Who doesn't? However you seem to be more significantly more concerned with flexibility. This is strongly evidenced in your writings and has IMO resulted in an incorrect balance derived from inflating the apparent (as you see them) detractions of RM whilst discounting any possible slurs on the MV sphere (which you know and lurve).

[..]

>>>I'm afraid I don't have magic, just finesse.
>>
>>I have no magic either - but I subscribe to the "don't go there"
>>approach so I can deploy my skills on certain tricks rather than maybes.

>
> Every solution has it problems. You must do risk assessment
> throughout, no matter what tools and techniques you choose. You might
> be mitigating different things, but you are not eliminating risk.

That is not axiomatic at all - it is possible to eliminate risk by deliberate choices. I disagree that you are simply "shuffling deckchairs" although there may still be some on the deck regardless.

>>>"Form follows function - that has been misunderstood. Form and
>>>function should be one, joined in a spiritual union."  Frank Lloyd
>>>Wright
>>
>>I agree with him!

>
> I took that from the "girl tricks book" that says that you are always
> better off quoting a man than using your own words if you want
> agreement from a man ;-)

You then have to ask yourself why that IS axiomatic! :-)

>>Getting the union is the trick.  Where I see the RM
>>playing a part is in assisting in retention of the union even as
>>evolution occurs.

>
> I think that many people who employ the RM think they are optimizing
> the cost of ownership over time where I don't think that is the case
> (but I don't know how to prove or disprove it inexpensively).

Perhaps because you would use a MV style of thinking in the analysis. Given its propensity to allow the mind to wander where ever it likes perhaps the analysis would never be convinced it is at a conclusion?

>>>>>>whereas my insistence that at least a bit of rigour helps ensure
>>>>>>(but doesn't guarantee sadly) the outcome is viable.
>>>>>
>>>>>I agree with rigour in the process.  I don't want the tools to
>>>>>constrain developers unnecessarily.
>>>>
>>>>Its the "unnecessarily" that is our moot point.  In my book a good
>>>>developer will get the job done regardless of those constraints.
>>>
>>>Sure.  I look at it both from the standpoint of a developer and as
>>>"Bob, the owner" with the budget.  Obviously people are getting the job
>>>done with current tools.
>>
>>Beware of a Bob with eyes bigger than his stomach!

>
> Yes. I've heard of IT projects that go way over budget :-)

I was thinking of the case where this is clear at the outset of discussions - i.e. a la la Bob who is sucked in to thinking

"how hard can it be - why I have already knocked up a prototype and I'm not even in IT"

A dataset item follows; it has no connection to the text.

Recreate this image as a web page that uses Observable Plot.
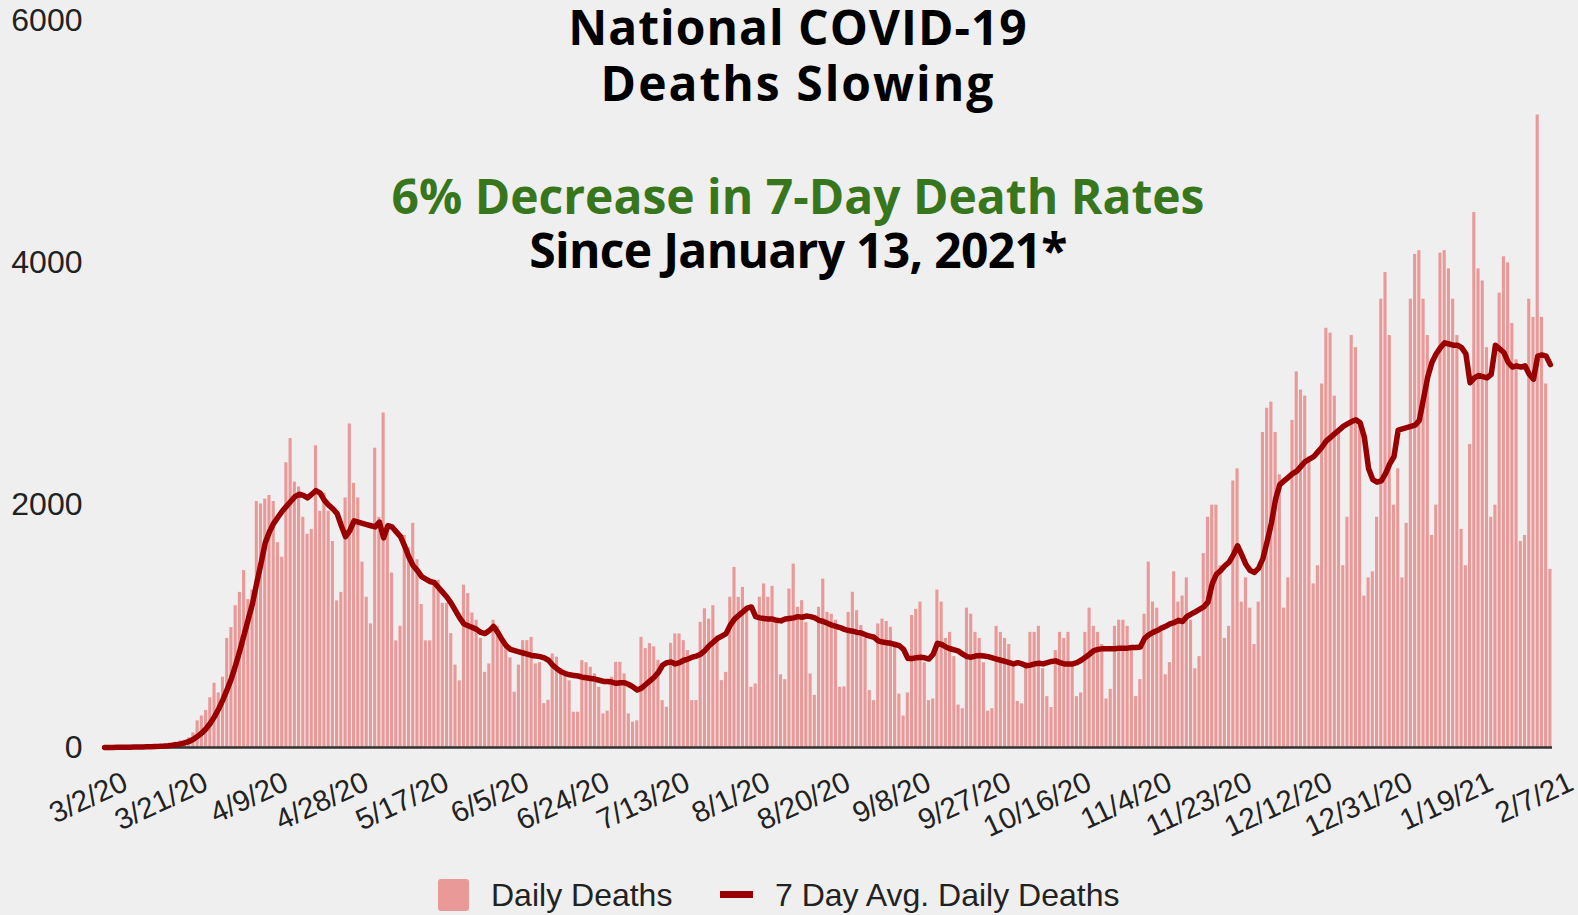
<!DOCTYPE html>
<html>
<head>
<meta charset="utf-8">
<script src="https://cdn.jsdelivr.net/npm/d3@7"></script>
<script src="https://cdn.jsdelivr.net/npm/@observablehq/plot@0.6"></script>
<style>
  html, body { margin: 0; padding: 0; background: #efefef; }
  body { width: 1578px; height: 915px; position: relative; overflow: hidden; font-family: "Liberation Sans", Arial, sans-serif; }
  #chart { position: absolute; left: 0; top: 0; }
  .title { position: absolute; left: 798px; transform: translateX(-50%); white-space: nowrap;
           font-family: "Open Sans", sans-serif; font-weight: 700; font-size: 48px; line-height: 1; color: #000; }
  .leg-text { position: absolute; font-family: "Liberation Sans", Arial, sans-serif; font-size: 32px; line-height: 1; color: #222; white-space: nowrap; }
</style>
</head>
<body>
<div id="chart"></div>
<div class="title" style="top:3px;letter-spacing:1px">National COVID-19</div>
<div class="title" style="top:59px;letter-spacing:2px">Deaths Slowing</div>
<div class="title" style="top:172px;color:#38761d">6% Decrease in 7-Day Death Rates</div>
<div class="title" style="top:226px;letter-spacing:-0.7px">Since January 13, 2021*</div>
<div style="position:absolute;left:438px;top:879px;width:31px;height:32px;background:#ea9999;border-radius:3px"></div>
<div class="leg-text" style="left:491px;top:879px">Daily Deaths</div>
<div style="position:absolute;left:720px;top:891px;width:33px;height:7px;background:#990000"></div>
<div class="leg-text" style="left:775px;top:879px">7 Day Avg. Daily Deaths</div>
<script>
// First day of the series (3/2/20); one value per day through 2/7/21
const startDay = "2020-03-02";

// Daily deaths (Mon..Sun per row)
const dailyDeaths = [
  1,1,3,1,3,2,3,
  4,5,8,9,11,10,12,
  18,23,28,40,55,60,80,
  120,220,260,305,410,530,450,
  580,900,990,1170,1280,1460,1220,
  1300,2030,2010,2050,2080,2030,1690,
  1570,2350,2550,2190,2150,1900,1760,
  1800,2490,1950,2100,1950,1700,1210,
  1280,2060,2670,2180,2060,1530,1240,
  1020,2470,1900,2760,1820,1440,880,
  1000,1750,1650,1850,1550,1180,880,
  880,1380,1380,1190,1190,940,680,
  550,1340,1270,1110,1050,900,620,
  690,1050,1000,910,860,740,456,
  680,882,882,909,690,700,362,
  390,772,745,651,610,550,291,
  291,717,700,662,607,497,277,
  300,580,703,703,607,277,209,
  220,909,816,857,830,720,387,
  332,860,937,937,882,800,387,
  387,1033,1145,1060,1170,920,552,
  620,1240,1486,1239,1321,1129,497,
  525,1240,1350,1240,1330,1050,600,
  560,1308,1514,1157,1212,1030,607,
  430,1157,1390,1115,1100,1050,497,
  500,1115,1281,1129,1006,900,470,
  387,1020,1060,1040,992,855,441,
  260,450,1090,1140,1200,700,387,
  400,1300,1200,900,950,750,350,
  320,1150,1100,950,900,700,300,
  320,1000,950,900,850,700,380,
  360,700,950,950,1000,650,420,
  330,800,950,900,950,700,420,
  450,950,1150,1000,950,850,400,
  480,1000,1050,1050,1000,830,420,
  560,1100,1530,1200,1150,1000,600,
  700,1450,1200,1250,1400,1050,650,
  750,1600,1900,2000,2000,1500,900,
  1000,2200,2300,1200,1400,1150,850,
  1200,2600,2800,2850,2600,2250,1150,
  1400,2700,3100,2950,2900,2400,1350,
  1500,3000,3460,3420,2900,2600,1500,
  1900,3400,3300,2700,1250,1400,1450,
  1900,3700,3920,3400,2000,2300,1400,
  1850,3700,4070,4100,3700,3400,1750,
  2000,4080,4100,3950,3700,3400,1800,
  1500,2500,4415,3950,3850,3300,1900,
  2000,3750,4050,4000,3500,3200,1700,
  1750,3700,3550,5220,3550,3000,1470
];

// 7-day average daily deaths
const avgDeaths = [
  1,1,1,2,2,3,3,4,4,5,
  6,7,9,10,12,15,19,24,30,38,
  50,68,92,120,155,200,255,320,395,480,
  570,680,800,930,1060,1190,1360,1520,1690,1780,
  1850,1900,1950,1990,2030,2070,2090,2080,2060,2090,
  2120,2100,2040,2000,1970,1930,1830,1740,1790,1870,
  1860,1850,1840,1830,1820,1860,1730,1830,1820,1780,
  1740,1660,1570,1500,1460,1410,1390,1370,1360,1320,
  1280,1240,1190,1130,1070,1020,1005,990,975,950,
  940,965,1000,950,890,840,810,800,790,780,
  770,760,755,750,740,720,680,650,625,610,
  600,595,590,580,575,570,565,555,545,545,
  540,530,535,535,520,500,475,490,520,550,
  580,620,680,700,705,690,700,720,730,745,
  755,770,800,840,870,900,920,940,1010,1060,
  1090,1120,1150,1160,1080,1070,1065,1060,1060,1050,
  1045,1060,1065,1070,1080,1075,1085,1080,1070,1050,
  1040,1025,1010,1000,990,975,965,960,950,945,
  930,920,910,880,870,865,860,850,840,810,
  735,735,740,745,740,730,770,860,850,830,
  815,805,795,770,750,745,755,760,755,750,
  740,730,720,710,700,690,700,690,675,680,
  690,695,690,700,710,715,700,690,690,690,
  700,720,745,770,800,810,815,815,815,815,
  820,820,820,825,825,830,900,930,950,965,
  985,1000,1020,1030,1050,1040,1080,1100,1120,1140,
  1160,1200,1350,1430,1460,1500,1530,1590,1665,1590,
  1510,1460,1445,1480,1560,1700,1850,2050,2170,2200,
  2230,2260,2280,2320,2360,2380,2400,2440,2480,2530,
  2560,2590,2620,2650,2670,2690,2705,2680,2560,2300,
  2210,2190,2200,2260,2340,2400,2620,2630,2640,2650,
  2660,2700,2880,3060,3180,3250,3300,3340,3330,3320,
  3320,3300,3250,3010,3050,3070,3060,3050,3080,3320,
  3290,3260,3180,3140,3150,3140,3150,3080,3040,3230,
  3240,3230,3160
];

// Axis ticks
const yTicks = [0, 2000, 4000, 6000];
const xTickLabels = ["3/2/20","3/21/20","4/9/20","4/28/20","5/17/20","6/5/20","6/24/20","7/13/20","8/1/20",
  "8/20/20","9/8/20","9/27/20","10/16/20","11/4/20","11/23/20","12/12/20","12/31/20","1/19/21","2/7/21"];

const start = new Date(startDay + "T00:00:00Z");
const rows = dailyDeaths.map((v, i) => {
  const d = d3.utcDay.offset(start, i);
  return { date: d, next: d3.utcDay.offset(d, 1), mid: d3.utcHour.offset(d, 12), daily: v, avg: avgDeaths[i] };
});
const tickDates = xTickLabels.map(s => {
  const [m, d, y] = s.split("/").map(Number);
  return new Date(Date.UTC(2000 + y, m - 1, d, 12));
});
const fmt = d3.utcFormat("%-m/%-d/%y");

const chart = Plot.plot({
  width: 1578,
  height: 868,
  marginLeft: 102,
  marginRight: 26,
  marginTop: 20,
  marginBottom: 121,
  style: { background: "#efefef", fontFamily: "'Liberation Sans', Arial, sans-serif", color: "#222" },
  x: { type: "utc", domain: [start, d3.utcDay.offset(start, dailyDeaths.length)] },
  y: { domain: [0, 6000] },
  marks: [
    Plot.rectY(rows, { x1: "date", x2: "next", y: "daily", fill: "#ea9999", insetLeft: 0.55, insetRight: 0.55 }),
    Plot.ruleY([0], { stroke: "#333", strokeWidth: 2.5 }),
    Plot.lineY(rows, { x: "mid", y: "avg", stroke: "#990000", strokeWidth: 5.5, strokeLinejoin: "round", strokeLinecap: "round" }),
    Plot.axisY({ ticks: yTicks, tickSize: 0, tickPadding: 20, fontSize: 32, tickFormat: d => String(d) }),
    Plot.axisX({ ticks: tickDates, tickFormat: fmt, tickRotate: -25, tickSize: 0, tickPadding: 33, dx: 21, fontSize: 29.5 })
  ]
});
document.getElementById("chart").appendChild(chart);
</script>
</body>
</html>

by the instant gratification zone MV and other vendors live in.

>>>>And if
>>>>they are really good and were given your tools of choice I would expect
>>>>them to still build an outcome much like the SQL tools would deliver.
>>>>Where the difference come is when the average punter [under skilled,
>>>>under experienced, under neuroned, take your pick :-) ] joins in.  In my
>>>>view the building stands a much better chance of being built to spec
>>>>using my hallmarked approach!
>>>
>>>Maybe.  It is a different philosophy, however, where at every move
>>>during the development, not relying on inspections, developers are
>>>constrained in an effort to protect the solution against those
>>>potential evil doers.  Those who set up this protection system are not
>>>immune to poor construction, however, and can even inadvertantly cause
>>>the final solution to be worse.  For example, when developers feel they
>>>have to go to extremes to get a job done because they don't have the
>>>time/backing or whatever to remove the obstacles.
>>
>>Often this last case is because of expediences heaped on expediences -
>>just look at the Windows security outcomes for a manifestation!

>
> Yes. Developers will make their own little "business judgments" on
> whether they should cut corners or not. The issue at hand here is that
> of external dependencies. If it costs more to do it right, developers
> will often make the call to assume that additional cost. But if there
> is a need for speed, it is not as likely a developer will take a
> project that they can do themselves and add in an external dependency
> to the project. It adds to much risk to the schedule. So part of the
> problem is the programmer/dba separation.
>
> Gotta run. Cheers! --dawn

Yes - I note you are spread rather thin at the mo - lucky you can TT!